▶ [What you have to do]: Nothing should be output except the lines from the one containing "Emit a web page" through the one containing "0.42], [-0.185, 0.42]]", both ends included, each repeated exactly.

▶ [Extracted information]:
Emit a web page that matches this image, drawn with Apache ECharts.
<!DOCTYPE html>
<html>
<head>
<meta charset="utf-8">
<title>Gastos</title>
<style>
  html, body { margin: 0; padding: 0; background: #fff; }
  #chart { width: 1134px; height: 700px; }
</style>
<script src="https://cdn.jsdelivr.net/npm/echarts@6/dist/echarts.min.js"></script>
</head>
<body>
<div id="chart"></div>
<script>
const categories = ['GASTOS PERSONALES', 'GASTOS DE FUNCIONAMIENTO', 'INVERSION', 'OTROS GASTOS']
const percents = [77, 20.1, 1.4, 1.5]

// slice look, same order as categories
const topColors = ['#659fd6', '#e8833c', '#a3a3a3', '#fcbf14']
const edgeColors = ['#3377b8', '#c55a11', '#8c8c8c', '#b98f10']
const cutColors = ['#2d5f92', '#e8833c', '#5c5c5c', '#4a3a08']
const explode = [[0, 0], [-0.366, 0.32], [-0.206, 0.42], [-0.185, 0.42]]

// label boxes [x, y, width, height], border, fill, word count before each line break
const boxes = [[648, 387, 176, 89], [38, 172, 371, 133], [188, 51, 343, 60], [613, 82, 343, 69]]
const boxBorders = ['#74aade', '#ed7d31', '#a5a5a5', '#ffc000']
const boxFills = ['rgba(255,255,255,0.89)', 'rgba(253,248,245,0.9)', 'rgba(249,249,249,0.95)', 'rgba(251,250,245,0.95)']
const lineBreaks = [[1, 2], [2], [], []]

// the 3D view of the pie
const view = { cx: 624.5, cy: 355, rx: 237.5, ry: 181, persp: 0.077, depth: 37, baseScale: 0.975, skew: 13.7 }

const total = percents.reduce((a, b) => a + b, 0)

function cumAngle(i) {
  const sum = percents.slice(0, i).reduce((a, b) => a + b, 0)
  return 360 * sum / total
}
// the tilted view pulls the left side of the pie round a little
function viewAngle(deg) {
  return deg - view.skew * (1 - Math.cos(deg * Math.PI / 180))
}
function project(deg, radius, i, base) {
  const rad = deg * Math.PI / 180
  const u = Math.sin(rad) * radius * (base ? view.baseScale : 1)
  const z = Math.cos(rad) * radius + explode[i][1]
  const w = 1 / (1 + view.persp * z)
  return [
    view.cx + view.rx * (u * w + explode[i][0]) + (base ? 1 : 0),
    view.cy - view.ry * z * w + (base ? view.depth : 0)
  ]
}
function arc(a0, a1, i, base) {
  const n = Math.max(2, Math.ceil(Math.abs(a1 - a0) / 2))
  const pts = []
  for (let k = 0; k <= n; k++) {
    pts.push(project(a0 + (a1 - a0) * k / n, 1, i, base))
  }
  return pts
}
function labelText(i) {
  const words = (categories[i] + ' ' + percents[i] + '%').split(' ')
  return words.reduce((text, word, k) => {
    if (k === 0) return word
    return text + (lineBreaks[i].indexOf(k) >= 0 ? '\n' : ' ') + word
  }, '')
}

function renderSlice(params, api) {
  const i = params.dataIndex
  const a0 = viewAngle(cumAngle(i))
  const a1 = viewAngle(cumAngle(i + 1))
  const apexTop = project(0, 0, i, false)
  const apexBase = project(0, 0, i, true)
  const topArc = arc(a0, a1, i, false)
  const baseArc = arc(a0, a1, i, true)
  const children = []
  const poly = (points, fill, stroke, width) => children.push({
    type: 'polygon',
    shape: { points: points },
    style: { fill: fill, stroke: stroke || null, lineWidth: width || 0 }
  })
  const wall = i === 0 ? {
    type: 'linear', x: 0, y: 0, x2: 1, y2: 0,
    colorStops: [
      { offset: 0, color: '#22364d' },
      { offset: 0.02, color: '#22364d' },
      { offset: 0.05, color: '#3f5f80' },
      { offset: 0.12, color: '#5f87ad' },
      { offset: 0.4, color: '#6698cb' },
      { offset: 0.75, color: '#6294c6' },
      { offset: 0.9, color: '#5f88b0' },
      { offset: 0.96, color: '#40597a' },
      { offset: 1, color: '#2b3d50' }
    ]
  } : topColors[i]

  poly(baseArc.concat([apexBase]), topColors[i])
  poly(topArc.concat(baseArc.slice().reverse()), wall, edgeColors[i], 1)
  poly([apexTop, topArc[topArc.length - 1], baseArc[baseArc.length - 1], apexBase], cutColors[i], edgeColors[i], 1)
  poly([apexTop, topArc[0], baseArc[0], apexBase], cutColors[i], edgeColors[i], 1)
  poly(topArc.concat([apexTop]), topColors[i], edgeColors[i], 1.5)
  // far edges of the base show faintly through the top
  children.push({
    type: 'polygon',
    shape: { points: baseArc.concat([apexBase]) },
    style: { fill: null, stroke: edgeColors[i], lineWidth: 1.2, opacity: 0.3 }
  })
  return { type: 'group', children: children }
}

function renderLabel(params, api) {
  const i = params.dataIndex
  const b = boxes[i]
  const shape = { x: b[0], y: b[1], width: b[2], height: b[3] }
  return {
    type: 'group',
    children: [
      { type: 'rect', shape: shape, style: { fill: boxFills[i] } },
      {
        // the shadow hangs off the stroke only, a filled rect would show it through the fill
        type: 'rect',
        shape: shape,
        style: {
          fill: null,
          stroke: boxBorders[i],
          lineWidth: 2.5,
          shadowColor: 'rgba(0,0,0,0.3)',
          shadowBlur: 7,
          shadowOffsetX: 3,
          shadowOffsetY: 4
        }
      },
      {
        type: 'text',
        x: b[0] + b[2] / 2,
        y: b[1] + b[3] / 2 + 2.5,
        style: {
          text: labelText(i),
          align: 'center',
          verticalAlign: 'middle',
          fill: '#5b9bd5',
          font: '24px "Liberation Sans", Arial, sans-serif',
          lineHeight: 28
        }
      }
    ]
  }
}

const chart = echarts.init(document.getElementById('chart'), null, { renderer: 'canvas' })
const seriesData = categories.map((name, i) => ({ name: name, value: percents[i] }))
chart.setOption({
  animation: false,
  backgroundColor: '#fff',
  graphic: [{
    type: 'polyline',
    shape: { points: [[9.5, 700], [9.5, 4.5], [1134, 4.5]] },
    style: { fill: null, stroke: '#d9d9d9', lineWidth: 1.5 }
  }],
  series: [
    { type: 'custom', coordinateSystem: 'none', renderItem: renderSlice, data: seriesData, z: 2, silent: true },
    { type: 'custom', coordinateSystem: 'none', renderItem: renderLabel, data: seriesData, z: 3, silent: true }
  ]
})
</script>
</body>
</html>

--

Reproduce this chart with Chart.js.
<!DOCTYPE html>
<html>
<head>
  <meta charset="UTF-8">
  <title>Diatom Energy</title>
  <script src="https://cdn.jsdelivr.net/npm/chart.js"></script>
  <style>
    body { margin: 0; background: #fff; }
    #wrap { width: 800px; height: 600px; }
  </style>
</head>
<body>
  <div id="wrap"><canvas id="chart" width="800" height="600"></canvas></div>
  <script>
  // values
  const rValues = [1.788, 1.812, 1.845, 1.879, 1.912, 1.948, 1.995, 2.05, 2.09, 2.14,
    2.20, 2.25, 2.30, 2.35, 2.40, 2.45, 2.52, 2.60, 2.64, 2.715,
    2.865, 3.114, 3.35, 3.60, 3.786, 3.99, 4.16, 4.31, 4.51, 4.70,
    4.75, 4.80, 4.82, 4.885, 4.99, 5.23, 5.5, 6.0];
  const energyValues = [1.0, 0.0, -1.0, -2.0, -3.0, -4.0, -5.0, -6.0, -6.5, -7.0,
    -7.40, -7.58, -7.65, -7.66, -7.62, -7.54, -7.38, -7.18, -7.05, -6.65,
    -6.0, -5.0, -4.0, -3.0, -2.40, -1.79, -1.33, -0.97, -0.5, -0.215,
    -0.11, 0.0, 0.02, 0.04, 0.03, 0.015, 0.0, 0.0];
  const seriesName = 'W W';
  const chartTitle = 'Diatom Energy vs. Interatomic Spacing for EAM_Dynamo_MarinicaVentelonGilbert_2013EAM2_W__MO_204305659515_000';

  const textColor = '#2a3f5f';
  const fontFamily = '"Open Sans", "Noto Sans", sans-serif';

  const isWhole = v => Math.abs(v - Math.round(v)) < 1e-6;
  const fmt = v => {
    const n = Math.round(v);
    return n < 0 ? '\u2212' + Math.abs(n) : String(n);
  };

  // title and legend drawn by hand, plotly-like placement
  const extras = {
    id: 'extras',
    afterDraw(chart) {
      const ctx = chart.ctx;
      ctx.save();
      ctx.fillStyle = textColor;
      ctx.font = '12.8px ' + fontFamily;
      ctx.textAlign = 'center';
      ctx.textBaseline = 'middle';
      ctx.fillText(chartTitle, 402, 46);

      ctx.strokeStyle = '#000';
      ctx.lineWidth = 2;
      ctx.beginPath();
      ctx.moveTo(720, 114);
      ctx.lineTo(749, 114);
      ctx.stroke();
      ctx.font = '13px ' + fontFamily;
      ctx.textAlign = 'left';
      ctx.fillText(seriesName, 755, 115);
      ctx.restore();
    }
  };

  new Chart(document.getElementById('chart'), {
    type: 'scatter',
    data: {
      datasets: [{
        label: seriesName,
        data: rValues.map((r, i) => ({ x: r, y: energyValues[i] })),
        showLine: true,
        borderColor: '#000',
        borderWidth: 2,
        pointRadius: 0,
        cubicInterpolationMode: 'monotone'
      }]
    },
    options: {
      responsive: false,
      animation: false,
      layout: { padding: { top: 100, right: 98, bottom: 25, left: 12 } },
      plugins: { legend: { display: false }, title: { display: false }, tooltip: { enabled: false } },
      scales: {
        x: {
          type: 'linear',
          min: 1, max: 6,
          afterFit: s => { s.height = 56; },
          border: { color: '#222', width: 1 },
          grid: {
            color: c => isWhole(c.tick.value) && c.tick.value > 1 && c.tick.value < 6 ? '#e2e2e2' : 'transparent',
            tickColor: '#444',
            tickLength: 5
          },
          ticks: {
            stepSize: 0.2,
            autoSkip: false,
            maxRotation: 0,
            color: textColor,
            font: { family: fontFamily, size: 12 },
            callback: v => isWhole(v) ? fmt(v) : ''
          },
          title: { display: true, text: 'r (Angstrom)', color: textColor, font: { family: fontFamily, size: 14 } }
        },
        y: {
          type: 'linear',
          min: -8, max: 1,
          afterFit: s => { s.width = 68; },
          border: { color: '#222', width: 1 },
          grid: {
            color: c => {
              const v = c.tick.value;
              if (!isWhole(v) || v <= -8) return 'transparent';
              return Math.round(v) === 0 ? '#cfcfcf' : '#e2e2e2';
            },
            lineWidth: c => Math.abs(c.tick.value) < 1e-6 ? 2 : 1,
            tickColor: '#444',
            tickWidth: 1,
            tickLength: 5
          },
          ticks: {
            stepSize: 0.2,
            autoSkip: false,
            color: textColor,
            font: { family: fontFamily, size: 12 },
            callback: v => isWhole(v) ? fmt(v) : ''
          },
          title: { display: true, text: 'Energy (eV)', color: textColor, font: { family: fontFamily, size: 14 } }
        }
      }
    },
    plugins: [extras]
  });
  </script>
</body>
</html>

▶ [Response to the task]:
Emit a web page that matches this image, drawn with Apache ECharts.
<!DOCTYPE html>
<html>
<head>
<meta charset="utf-8">
<title>Gastos</title>
<style>
  html, body { margin: 0; padding: 0; background: #fff; }
  #chart { width: 1134px; height: 700px; }
</style>
<script src="https://cdn.jsdelivr.net/npm/echarts@6/dist/echarts.min.js"></script>
</head>
<body>
<div id="chart"></div>
<script>
const categories = ['GASTOS PERSONALES', 'GASTOS DE FUNCIONAMIENTO', 'INVERSION', 'OTROS GASTOS']
const percents = [77, 20.1, 1.4, 1.5]

// slice look, same order as categories
const topColors = ['#659fd6', '#e8833c', '#a3a3a3', '#fcbf14']
const edgeColors = ['#3377b8', '#c55a11', '#8c8c8c', '#b98f10']
const cutColors = ['#2d5f92', '#e8833c', '#5c5c5c', '#4a3a08']
const explode = [[0, 0], [-0.366, 0.32], [-0.206, 0.42], [-0.185, 0.42]]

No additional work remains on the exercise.